How 360-2020 is smarter and more spot on than Facebook’s sentiment engine and Hunch
Yesterday I pointed out to readers the importance of getting the “positioning matrix” spot on, using the Foreign & Commonwealth Office’s memo for the Papal visit this forthcoming September as an example of a poorly thought out and mistake laden one. There are a few key tenets in business and politics alike which affect their long-term success, or otherwise:
(1.) Know your clients and service their needs;
(2.) Know your competitors and provide products/services better than them; and
(3.) Know your own company, where you want to get to (when, how and who with), and adapt to changing market conditions.
When I originally had the idea for 360-2020 it was because I was swamped with volumes of material (transaction documents, consultancy reports, analysts research, media commentary, emails etc.) in my professional life and there wasn’t any way of tagging and sorting that material into relevance and priority by color-coding it or designating it with adjectives, a timestamp and a quantitative mark that MADE SENSE TO ME.
So………in many ways 360-2020 is a tool borne from my need as a regular person/client who needs such a tool, it doesn’t exist so I have to code and develop it myself.
It’s valid to say that: 360-2020 may be one of the few truly original ideas in the world.
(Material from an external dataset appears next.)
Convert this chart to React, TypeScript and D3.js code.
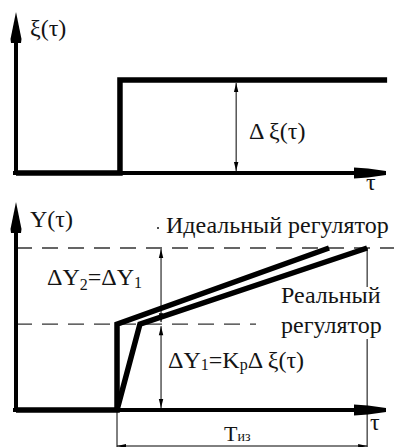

This is because I did look beyond my own internal need and started to do some competitive analysis on whether the likes of Reuters / Bloomberg / Google Finance / Facebook and also niche analytical providers had the type of filtering and tagging tool I had in mind. What I realized was that they all filtered and tagged according to noun structures (name of company, person’s name, location etc.) and 5-star and/or -1/0/+1 systems which is………..
PRETTY MUCH THE SAME AS WHAT THE SEMANTIC WEB STACK AND SEARCH/RECOMMENDATION ENGINES DO.
Ergo, in real terms there hasn’t been that much of a step change forward as far as my experiences are concerned.
Now I’ve been aware of the 5 star system and colors since I was in nursery school because we had wall charts on which the teachers would stick different colored stars according to how well we performed and behaved in our tasks in class. This partially explains why I regard the 5-star system as suitable for babies but less smart to use for intelligent and articulate adults who have a much more extensive grasp of vocabulary, color recognition, quantification scales, intent, contexualization of connected relationships and time intertwining than babies do.
Moreover, anyone who’s been subjected to a professional performance review of any kind appreciates that assessing someone or something is a lot more complex than just giving them N stars out of five. Ditto for product reviews for a wide range of products (from iPads to sofas to clothing).
Anyway, the interest in the FCO’s positioning matrix is not a random and unrelated anomaly on my part. Actually I’ve been comparing the 360-2020 tools and their strategies to see how they stack up against where Facebook, Hunch, Google and Twitter are now and where they’re heading and I can say this:
360-2020’s competitors are still basing their sentiment analysis around -1/0/+1 (No/Yes) and 5 star rating principles whereas 360-2020 makes a leap of coherent imagination towards capturing information as “a consciousness of quantity and quality that enables differentiation and contextualization over time.”
Just look at Facebook’s sentiment approach and Hunch’s and it’s clear that 5-star and -1/0/+1 are still in play in designating positivity and negativity — just arranged differently visually on the page but functionally still the same. Sentiment and recommendations predicated along these lines are still open to flaws and lack of precision when it comes to capturing ambiguity, neutralities, underlying perceptions and values, intent and maybes.
The algorithm’s behind them are still……….not as smart or as person-specific or as granular or as holistic as what 360-2020 aims towards. Here’s what Andrew Keen, author of The Cult of the Amateur, says about Hunch and the tech sector’s attempts to understand online intent:
Divining intent has always been the Holy Grail of academics, doctors, marketers, and snake-oil salesmen. At the beginning of the 20th century, Sigmund Freud founded the school of psychoanalysis, a science of intentionality based on interpretation of dreams. And today, 100 years later, a new generation of quacks has founded a school of crowd-sourced intentionality.
The problem with Hunch is that it treats me as a crass consumer rather than as a complex human being. Web 2.0 algorithms might succeed at building search engines that are, at best, 50 percent accurate. As such, Hunch represents the intellectual bankruptcy of the Silicon Valley revolution that has attempted to replace real human expertise and knowledge with bad algorithms and even worse user-generated content.
There are ways to make the algorithms smarter whilst simultaneously complementing human complexity (particularly in linguistic, emotional and psychometric capture terms).